Foure of the clokke it was tho, as I gesse;
For eleven foot, or litel more or lesse,
My shadwe was at thilke tyme, as there,
Of swich feet as my lengthe parted were
In six feet equal of porporcioun.”[67]

We must not omit mention of the humorous touch with which Chaucer, in the mock heroic tale of Chanticleer and the Fox told by the nun’s priest, makes even the rooster determine the time of day by observing the altitude of the sun in the sky:

“Chauntecleer, in al his pryde,
His seven wyves walkyng by his syde,
Caste up his eyen to the brighte sonne,
That in the signe of Taurus hadde y-ronne
Twenty degrees and oon, and somewhat more;
And knew by kynde, and by noon other lore,
That it was pryme, and crew with blisful stevene.
‘The sonne,’ he sayde, ‘is clomben up on hevene
Fourty degrees and oon, and more, y-wis.’”[68]

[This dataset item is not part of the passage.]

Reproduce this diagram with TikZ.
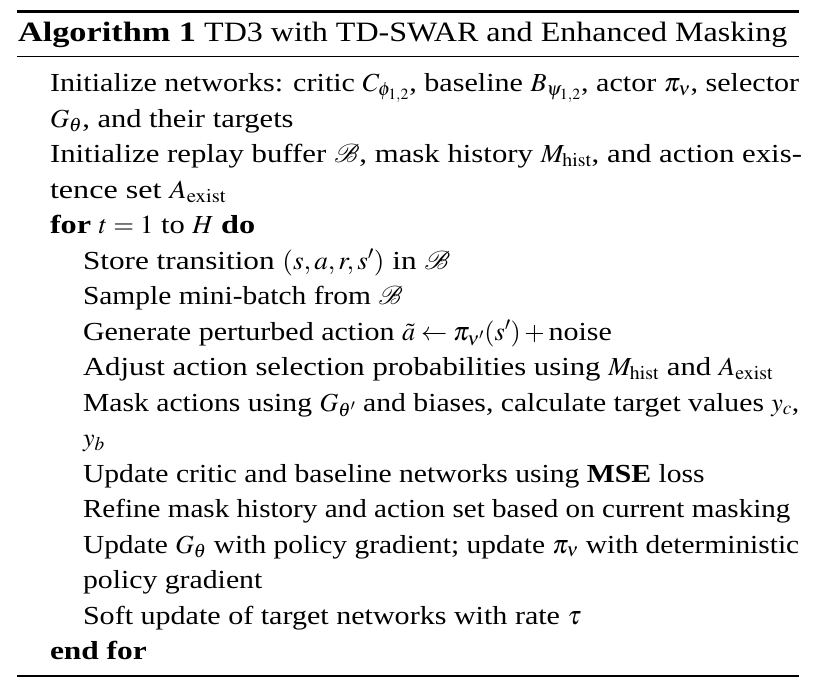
\documentclass[tikz,border=0pt]{standalone}
\usepackage{amsmath}
\usepackage{mathptmx}
\usepackage{graphicx}
\usepackage{fontspec}
\setmainfont{Liberation Serif}[FakeStretch=1.145]
\newcommand\hsx[2]{\scalebox{#1}[1]{#2}}
\newcommand\kw[1]{\scalebox{1.055}[1]{\textbf{#1}}}
\begin{document}
\begin{tikzpicture}[x=1pt,y=-1pt,
  txt/.style={anchor=base west,inner sep=0pt,outer sep=0pt,font=\fontsize{26}{30}\selectfont},
  titletxt/.style={anchor=base west,inner sep=0pt,outer sep=0pt,font=\fontsize{28}{32}\selectfont},
  thickrule/.style={line width=2.4pt,black},
  thinrule/.style={line width=1.3pt,black}]
\useasboundingbox (0,0) rectangle (817,688);
\coordinate (r1l) at (17,11.5); \coordinate (r1r) at (799,11.5);
\coordinate (r2l) at (17,56.5); \coordinate (r2r) at (799,56.5);
\coordinate (r3l) at (17,676); \coordinate (r3r) at (799,676);
\draw[thickrule] (r1l) -- (r1r);
\draw[thinrule] (r2l) -- (r2r);
\draw[thinrule] (r3l) -- (r3r);
\node[titletxt] (title) at (18,41.7) {\scalebox{1.07}[1]{\textbf{Algorithm 1}} TD3 with TD-SWAR and Enhanced Masking};
\node[txt] (l0) at (50,91.5) {\hsx{1.011}{Initialize networks: critic $C_{\phi_{1,2}}$, baseline $B_{\psi_{1,2}}$, actor $\pi_\nu$, selector}};
\node[txt] (l1) at (50,127) {\hsx{1.025}{$G_\theta$, and their targets}};
\node[txt] (l2) at (50,162.5) {\hsx{1.034}{Initialize replay buffer $\mathcal{B}$, mask history $M_{\mathrm{hist}}$, and action exis-}};
\node[txt] (l3) at (50,198) {\hsx{1.08}{tence set $A_{\mathrm{exist}}$}};
\node[txt] (l4) at (50,233.5) {\hsx{1.027}{\kw{for} $t=1$ to $H$ \kw{do}}};
\node[txt] (l5) at (83,269) {\hsx{1.049}{Store transition $(s,a,r,s')$ in $\mathcal{B}$}};
\node[txt] (l6) at (83,304.5) {\hsx{0.99}{Sample mini-batch from $\mathcal{B}$}};
\node[txt] (l7) at (83,340) {\hsx{1.008}{Generate perturbed action $\tilde{a}\leftarrow\pi_{\nu'}(s')+\text{noise}$}};
\node[txt] (l8) at (83,375.5) {\hsx{1.033}{Adjust action selection probabilities using $M_{\mathrm{hist}}$ and $A_{\mathrm{exist}}$}};
\node[txt] (l9) at (83,411) {\hsx{0.997}{Mask actions using $G_{\theta'}$ and biases, calculate target values $y_c$,}};
\node[txt] (l10) at (83,446.5) {$y_b$};
\node[txt] (l11) at (83,482) {\hsx{0.996}{Update critic and baseline networks using \textbf{MSE} loss}};
\node[txt] (l12) at (83,517.5) {\hsx{0.978}{Refine mask history and action set based on current masking}};
\node[txt] (l13) at (83,553) {\hsx{0.989}{Update $G_\theta$ with policy gradient; update $\pi_\nu$ with deterministic}};
\node[txt] (l14) at (83,588.5) {policy gradient};
\node[txt] (l15) at (83,624) {\hsx{1.01}{Soft update of target networks with rate $\tau$}};
\node[txt] (l16) at (50,659.5) {\kw{end for}};
\end{tikzpicture}
\end{document}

Moreover, this remarkable rooster observed that the sun had passed the twenty-first degree in Taurus, and we are told elsewhere that he knew each ascension of the equinoctial and crew at each; that is, he crew every hour, as 15° of the equinoctial correspond to an hour:

“Wel sikerer was his crowing in his logge,
Than is a clokke, or an abbey orlogge.
By nature knew he ech ascencioun[69]
Of th’ equinoxial in thilke toun;
For whan degrees fiftene were ascended,
Thanne crew he, that it mighte nat ben amended.”[70]

Chaucer announces the approach of evening by describing the position and appearance of the sun more often than any other time of the day. In the Legend of Good Women he speaks of the sun’s leaving the south point[71] of his daily course and approaching the west:

“Whan that the sonne out of the south gan weste,”[72]

and again of his westward motion in the lines:

“And whan that hit is eve, I rene blyve,
As sone as ever the sonne ginneth weste,”[73]

Elsewhere Chaucer refers to the setting of the sun by saying that he has completed his “ark divine” and may no longer remain on the horizon,[74] or by saying that the ‘horizon has bereft the sun of his light.’[75]

Chaucer’s references to the daily motion of the sun about the earth are apt to sound to us like purely poetical figures, so accustomed are we to refer to the sun, what we know to be the earth’s rotatory motion, by speaking of his apparent daily motion thus figuratively as if it were real. Chaucer’s manner of describing the revolution of the heavenly bodies about the earth and his application of poetic epithets to them are figurative, but the motion itself was meant literally and was believed in by the men of his century, because only the geocentric system of astronomy was then known. If Chaucer had been in advance of his century in this respect there would certainly be some hint of the fact in his writings.